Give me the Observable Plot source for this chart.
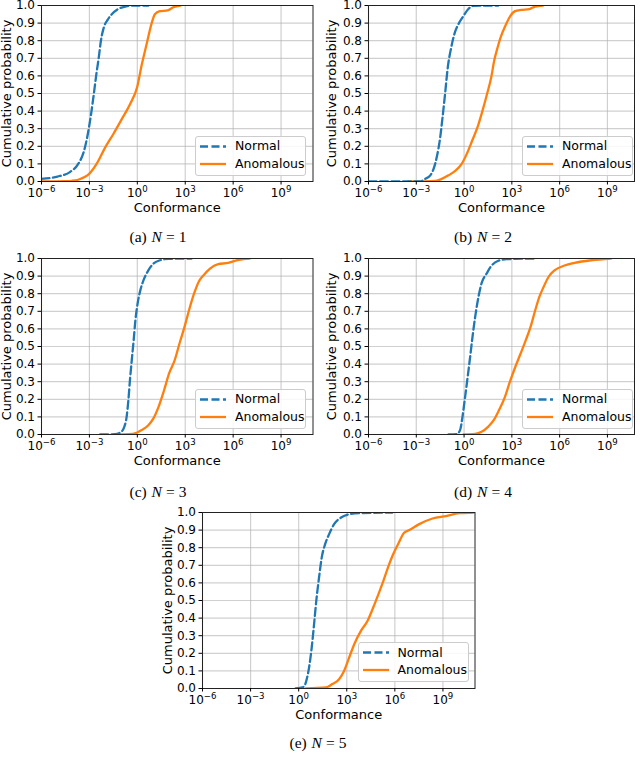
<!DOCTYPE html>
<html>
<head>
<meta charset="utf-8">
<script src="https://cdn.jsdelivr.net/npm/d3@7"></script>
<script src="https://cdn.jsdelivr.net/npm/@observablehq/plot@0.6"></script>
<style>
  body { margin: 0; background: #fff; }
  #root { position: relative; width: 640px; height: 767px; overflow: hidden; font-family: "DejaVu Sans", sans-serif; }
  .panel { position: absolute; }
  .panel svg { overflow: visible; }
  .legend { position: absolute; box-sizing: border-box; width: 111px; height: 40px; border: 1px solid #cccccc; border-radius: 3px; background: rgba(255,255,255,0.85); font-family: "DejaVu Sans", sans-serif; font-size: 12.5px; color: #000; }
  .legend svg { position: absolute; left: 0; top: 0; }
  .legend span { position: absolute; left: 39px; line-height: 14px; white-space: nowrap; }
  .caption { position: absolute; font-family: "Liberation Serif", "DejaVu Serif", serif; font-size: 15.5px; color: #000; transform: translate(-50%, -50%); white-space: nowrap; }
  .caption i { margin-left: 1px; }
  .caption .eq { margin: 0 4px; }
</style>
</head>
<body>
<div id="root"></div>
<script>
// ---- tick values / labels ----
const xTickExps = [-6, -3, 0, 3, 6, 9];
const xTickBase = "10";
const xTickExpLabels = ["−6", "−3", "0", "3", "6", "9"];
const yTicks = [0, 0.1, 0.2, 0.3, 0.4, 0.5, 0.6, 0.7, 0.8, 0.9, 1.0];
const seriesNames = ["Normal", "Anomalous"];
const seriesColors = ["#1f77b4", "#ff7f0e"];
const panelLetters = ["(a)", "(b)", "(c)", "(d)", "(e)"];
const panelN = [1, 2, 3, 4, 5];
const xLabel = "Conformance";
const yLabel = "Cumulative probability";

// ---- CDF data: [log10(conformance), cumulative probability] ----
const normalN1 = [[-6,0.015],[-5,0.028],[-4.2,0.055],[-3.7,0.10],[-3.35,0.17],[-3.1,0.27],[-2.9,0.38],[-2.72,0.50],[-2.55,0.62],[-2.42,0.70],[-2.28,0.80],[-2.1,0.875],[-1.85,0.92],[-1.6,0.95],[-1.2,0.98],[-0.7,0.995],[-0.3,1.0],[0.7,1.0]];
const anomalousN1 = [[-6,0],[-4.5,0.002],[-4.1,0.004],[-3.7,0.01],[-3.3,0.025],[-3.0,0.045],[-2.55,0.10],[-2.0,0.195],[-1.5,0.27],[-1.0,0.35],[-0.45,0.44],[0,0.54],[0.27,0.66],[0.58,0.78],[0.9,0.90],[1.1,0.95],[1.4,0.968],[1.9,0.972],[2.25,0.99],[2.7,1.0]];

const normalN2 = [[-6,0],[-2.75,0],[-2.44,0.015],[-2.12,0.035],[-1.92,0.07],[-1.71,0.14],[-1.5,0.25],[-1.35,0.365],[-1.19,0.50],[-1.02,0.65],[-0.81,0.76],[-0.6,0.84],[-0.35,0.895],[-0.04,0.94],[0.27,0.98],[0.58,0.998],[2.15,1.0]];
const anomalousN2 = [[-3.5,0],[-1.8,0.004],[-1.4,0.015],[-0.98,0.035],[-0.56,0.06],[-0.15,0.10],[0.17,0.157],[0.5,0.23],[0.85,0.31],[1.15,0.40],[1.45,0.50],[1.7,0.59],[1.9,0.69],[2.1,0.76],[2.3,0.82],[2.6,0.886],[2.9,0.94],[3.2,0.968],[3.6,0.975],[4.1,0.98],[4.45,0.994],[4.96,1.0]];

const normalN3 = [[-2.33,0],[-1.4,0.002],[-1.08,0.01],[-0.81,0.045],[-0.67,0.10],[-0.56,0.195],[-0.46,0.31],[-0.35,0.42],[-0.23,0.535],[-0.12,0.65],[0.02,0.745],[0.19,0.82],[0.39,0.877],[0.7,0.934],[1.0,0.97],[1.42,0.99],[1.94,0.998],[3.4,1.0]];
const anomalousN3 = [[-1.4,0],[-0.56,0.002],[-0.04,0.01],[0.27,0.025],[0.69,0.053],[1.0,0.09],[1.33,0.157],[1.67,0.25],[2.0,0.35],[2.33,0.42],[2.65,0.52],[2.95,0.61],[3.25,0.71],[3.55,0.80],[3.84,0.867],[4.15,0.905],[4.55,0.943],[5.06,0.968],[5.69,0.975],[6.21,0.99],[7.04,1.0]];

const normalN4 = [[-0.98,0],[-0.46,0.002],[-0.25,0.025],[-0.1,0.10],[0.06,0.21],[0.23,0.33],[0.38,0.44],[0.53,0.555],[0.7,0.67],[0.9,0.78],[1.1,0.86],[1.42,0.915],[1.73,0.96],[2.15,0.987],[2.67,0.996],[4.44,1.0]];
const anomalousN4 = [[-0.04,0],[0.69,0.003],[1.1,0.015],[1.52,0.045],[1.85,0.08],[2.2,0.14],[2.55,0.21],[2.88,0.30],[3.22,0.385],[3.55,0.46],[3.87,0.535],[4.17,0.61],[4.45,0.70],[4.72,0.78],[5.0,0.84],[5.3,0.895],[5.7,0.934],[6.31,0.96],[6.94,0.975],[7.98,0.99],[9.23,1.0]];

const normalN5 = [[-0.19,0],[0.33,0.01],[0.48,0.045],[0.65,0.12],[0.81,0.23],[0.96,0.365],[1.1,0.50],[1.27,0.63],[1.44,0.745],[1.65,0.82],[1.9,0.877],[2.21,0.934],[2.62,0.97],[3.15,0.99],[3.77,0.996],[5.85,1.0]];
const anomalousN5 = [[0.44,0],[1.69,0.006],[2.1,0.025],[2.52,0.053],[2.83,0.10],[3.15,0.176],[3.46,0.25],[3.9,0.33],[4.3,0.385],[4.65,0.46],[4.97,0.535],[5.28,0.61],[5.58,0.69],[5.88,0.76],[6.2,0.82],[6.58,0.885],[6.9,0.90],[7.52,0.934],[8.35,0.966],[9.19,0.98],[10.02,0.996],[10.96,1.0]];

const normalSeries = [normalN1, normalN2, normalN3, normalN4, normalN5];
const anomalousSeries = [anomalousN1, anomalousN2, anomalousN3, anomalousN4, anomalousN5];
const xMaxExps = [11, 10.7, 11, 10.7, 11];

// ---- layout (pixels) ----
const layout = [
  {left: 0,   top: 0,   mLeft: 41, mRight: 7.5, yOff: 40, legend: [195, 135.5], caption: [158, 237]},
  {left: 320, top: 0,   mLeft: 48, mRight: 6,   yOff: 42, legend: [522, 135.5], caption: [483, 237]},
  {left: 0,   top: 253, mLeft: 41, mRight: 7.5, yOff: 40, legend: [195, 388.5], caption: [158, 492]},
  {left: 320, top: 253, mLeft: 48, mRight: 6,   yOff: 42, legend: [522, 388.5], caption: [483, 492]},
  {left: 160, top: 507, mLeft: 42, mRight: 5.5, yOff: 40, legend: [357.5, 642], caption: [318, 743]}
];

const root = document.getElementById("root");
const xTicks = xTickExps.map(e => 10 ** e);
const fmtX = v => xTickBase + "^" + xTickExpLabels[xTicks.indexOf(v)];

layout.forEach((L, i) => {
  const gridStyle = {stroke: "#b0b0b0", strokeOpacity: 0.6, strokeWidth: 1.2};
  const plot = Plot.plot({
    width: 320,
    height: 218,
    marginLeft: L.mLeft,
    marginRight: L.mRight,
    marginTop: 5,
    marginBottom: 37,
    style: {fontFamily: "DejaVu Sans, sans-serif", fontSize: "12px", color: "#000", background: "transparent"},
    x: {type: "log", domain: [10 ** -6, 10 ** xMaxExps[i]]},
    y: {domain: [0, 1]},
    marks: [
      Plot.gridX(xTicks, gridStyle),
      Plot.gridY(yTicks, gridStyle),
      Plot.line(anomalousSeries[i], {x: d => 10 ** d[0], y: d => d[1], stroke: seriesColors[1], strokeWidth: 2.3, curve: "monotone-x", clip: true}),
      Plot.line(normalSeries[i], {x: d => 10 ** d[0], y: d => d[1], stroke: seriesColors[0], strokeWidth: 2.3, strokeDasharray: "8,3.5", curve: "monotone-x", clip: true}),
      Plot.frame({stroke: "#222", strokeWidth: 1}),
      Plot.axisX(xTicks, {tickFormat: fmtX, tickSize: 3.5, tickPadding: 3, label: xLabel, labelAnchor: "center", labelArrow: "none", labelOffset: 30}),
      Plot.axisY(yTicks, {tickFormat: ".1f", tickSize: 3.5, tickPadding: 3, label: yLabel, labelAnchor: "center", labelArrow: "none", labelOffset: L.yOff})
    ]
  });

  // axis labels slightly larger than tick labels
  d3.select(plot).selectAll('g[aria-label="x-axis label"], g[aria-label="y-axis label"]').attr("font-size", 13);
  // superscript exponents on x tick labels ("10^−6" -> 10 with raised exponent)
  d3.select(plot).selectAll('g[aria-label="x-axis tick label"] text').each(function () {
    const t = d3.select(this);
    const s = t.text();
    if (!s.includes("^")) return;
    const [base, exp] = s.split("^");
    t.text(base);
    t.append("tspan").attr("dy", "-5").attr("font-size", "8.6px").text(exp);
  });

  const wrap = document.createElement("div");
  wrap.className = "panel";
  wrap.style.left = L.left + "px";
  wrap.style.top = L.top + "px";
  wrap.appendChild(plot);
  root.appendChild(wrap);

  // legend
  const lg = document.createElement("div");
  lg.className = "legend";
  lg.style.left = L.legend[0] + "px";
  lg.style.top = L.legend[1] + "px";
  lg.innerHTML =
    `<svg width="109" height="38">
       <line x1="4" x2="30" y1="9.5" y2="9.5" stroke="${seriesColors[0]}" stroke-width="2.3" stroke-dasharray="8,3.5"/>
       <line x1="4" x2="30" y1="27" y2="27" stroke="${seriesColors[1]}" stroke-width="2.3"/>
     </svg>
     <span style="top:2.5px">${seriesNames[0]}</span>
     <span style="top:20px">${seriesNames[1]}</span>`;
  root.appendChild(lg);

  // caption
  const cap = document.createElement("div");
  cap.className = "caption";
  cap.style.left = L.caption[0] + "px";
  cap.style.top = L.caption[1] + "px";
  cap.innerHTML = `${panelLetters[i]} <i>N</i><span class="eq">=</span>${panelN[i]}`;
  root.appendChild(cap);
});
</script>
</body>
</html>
•••
Exercise brief:
Find "this". Copy every line it occurs in.

Solution:
Give me the Observable Plot source for this chart.
    const t = d3.select(this);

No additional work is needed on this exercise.